Fear is the enemy of life, and fear of failure is troublesome because popular definitions of success are such that so much is out of our control. But what if success and failure were based on doing your very best with what you have been given?

I’m spreading that word in a law school, on social media, and in my own little brain: Reach for the stars. Take what you get. Learn from it. Reach for the stars again.

The Heroic Life

We have grown weary of recounting where we were on September 11, 2001. There may come a day when new generations ask us to remember, and we most assuredly will for the memories are too strong to fade. But the jury is still out on whether the lessons will endure.

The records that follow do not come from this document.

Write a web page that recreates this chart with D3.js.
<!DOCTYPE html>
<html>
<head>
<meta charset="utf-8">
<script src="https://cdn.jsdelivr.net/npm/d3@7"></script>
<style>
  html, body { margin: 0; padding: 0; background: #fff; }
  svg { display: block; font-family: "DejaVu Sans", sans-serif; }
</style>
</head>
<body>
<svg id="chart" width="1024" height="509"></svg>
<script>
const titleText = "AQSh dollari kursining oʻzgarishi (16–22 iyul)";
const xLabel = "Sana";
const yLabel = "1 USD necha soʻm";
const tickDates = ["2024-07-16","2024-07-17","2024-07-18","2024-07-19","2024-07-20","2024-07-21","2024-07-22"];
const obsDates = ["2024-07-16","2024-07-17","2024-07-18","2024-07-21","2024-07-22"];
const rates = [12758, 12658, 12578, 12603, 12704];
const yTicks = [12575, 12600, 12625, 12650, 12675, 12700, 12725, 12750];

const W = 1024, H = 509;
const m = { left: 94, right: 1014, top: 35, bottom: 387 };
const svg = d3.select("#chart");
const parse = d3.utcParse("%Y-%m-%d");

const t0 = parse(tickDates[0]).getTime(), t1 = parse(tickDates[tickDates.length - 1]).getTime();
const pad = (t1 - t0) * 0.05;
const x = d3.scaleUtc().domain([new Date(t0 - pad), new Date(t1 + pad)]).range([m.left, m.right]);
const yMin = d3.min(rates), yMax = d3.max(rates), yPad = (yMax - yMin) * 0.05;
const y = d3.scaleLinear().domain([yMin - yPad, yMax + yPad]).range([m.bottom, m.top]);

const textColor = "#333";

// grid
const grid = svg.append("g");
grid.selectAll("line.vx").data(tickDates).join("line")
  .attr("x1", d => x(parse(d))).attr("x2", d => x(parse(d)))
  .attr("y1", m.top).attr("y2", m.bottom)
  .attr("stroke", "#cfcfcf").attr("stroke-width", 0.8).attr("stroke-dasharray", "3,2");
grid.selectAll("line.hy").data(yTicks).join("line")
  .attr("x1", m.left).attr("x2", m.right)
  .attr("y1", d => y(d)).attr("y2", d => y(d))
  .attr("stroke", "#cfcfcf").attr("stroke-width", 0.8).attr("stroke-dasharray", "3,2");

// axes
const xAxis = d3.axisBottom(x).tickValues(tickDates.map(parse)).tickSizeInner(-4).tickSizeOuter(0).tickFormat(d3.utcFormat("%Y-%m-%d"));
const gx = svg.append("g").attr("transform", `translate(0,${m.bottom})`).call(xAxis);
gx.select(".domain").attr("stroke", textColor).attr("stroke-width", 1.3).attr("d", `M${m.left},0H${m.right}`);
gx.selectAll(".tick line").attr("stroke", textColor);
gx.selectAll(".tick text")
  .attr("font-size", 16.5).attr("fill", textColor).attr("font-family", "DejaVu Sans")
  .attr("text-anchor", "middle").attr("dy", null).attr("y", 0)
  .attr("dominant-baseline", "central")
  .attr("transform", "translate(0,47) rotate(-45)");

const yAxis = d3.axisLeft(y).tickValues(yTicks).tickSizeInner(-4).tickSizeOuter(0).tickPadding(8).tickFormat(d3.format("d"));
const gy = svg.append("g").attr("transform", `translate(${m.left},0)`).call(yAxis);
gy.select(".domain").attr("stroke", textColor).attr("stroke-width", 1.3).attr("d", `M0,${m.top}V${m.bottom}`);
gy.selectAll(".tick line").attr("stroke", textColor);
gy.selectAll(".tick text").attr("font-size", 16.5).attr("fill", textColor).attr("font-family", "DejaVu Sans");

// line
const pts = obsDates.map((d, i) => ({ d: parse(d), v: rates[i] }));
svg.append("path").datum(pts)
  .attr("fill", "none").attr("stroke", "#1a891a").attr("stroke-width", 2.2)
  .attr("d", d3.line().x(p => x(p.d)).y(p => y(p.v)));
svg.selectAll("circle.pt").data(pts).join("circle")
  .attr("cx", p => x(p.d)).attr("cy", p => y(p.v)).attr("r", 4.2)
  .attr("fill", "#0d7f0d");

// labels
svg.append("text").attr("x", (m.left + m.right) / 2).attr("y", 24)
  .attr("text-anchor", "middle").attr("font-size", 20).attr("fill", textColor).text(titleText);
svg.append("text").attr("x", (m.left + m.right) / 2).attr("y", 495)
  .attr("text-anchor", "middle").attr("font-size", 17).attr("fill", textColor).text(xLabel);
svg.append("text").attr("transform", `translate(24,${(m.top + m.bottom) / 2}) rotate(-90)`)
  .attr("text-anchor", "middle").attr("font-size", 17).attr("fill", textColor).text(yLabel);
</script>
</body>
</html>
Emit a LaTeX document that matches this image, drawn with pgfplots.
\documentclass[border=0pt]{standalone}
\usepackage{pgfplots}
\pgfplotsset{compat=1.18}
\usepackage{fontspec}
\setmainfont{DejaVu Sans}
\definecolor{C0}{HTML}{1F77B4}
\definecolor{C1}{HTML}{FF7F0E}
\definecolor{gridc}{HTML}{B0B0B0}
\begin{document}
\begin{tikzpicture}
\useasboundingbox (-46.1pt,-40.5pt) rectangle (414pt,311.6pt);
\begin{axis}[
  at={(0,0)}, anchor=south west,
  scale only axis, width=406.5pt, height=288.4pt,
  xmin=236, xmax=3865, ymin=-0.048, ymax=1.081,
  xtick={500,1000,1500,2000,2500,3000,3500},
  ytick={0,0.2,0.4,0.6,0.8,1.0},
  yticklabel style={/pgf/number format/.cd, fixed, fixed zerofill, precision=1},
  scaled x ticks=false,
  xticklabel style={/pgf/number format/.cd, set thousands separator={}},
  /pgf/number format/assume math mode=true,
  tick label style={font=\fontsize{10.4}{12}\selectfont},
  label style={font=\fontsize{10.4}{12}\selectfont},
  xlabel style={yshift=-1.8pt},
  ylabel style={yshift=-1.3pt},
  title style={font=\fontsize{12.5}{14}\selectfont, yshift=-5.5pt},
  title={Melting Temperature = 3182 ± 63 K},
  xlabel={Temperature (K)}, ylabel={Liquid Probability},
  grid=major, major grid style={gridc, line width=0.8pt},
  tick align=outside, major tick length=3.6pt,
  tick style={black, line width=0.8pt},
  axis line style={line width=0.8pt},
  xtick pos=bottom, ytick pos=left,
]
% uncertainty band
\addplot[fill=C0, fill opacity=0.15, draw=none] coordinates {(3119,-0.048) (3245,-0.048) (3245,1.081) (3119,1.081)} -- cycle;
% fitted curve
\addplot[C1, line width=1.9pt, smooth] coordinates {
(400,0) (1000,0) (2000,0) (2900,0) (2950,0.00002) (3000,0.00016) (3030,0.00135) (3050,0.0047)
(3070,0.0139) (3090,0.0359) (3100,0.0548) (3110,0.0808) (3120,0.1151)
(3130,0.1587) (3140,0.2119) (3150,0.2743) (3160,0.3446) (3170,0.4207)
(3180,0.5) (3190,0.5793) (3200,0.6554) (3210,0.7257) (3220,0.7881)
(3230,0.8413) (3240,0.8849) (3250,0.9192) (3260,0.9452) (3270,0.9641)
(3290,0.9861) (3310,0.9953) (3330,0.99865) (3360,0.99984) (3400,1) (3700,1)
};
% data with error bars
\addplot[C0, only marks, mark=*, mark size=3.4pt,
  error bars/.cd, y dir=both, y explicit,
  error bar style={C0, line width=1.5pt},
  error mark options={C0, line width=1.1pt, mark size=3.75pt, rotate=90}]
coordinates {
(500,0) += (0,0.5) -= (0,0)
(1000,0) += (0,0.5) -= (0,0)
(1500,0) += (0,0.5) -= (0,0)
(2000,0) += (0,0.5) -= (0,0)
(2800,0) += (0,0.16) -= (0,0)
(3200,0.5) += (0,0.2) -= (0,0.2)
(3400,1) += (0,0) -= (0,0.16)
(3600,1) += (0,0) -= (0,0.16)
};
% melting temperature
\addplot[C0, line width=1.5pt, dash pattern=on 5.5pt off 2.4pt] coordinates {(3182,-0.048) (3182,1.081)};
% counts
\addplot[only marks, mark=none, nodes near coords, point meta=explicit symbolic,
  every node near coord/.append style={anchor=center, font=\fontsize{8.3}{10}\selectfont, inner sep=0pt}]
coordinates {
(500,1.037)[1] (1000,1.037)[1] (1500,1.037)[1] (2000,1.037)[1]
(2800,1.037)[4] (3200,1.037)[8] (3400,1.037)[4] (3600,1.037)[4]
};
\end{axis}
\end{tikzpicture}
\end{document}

There is one image-turned-lesson that I have pledged never to let fade: Firefighters racing up the stairwells of the World Trade Center as the buildings crumbled. They were simply doing what they were trained to do, which was to be heroic. I want to live like that, too—racing toward danger and not away from it—so it stands to reason that I also want to die that way. That is neither thrill-seeking nor pushing limits nor adrenaline addiction; instead, it is a compelling desire to make the world better for those in great need, which I remain convinced requires leaving safety and venturing toward danger.

Years ago, I read a couplet that captures this goal and have shared it often:

Some want to live within sound of church and steeple bell.
I want to run a rescue shop within a yard of hell.

That.

Looking back, the times in life when I felt most alive were those spent at the Hellside Rescue Shop. In that shop, there must be a portrait of a New York City firefighter racing up those steps. The firefighter is young and brave and determined and has so much to live for, which is exactly what you find in that image—someone living for so much. Today, I spend extra time looking at that inspiring image.

I invite others to consider such a life, one that acknowledges fear but meets it head on. Living for others is preferable to living for self-indulgence, self-preservation, and self-promotion, and the lines to get in are way shorter.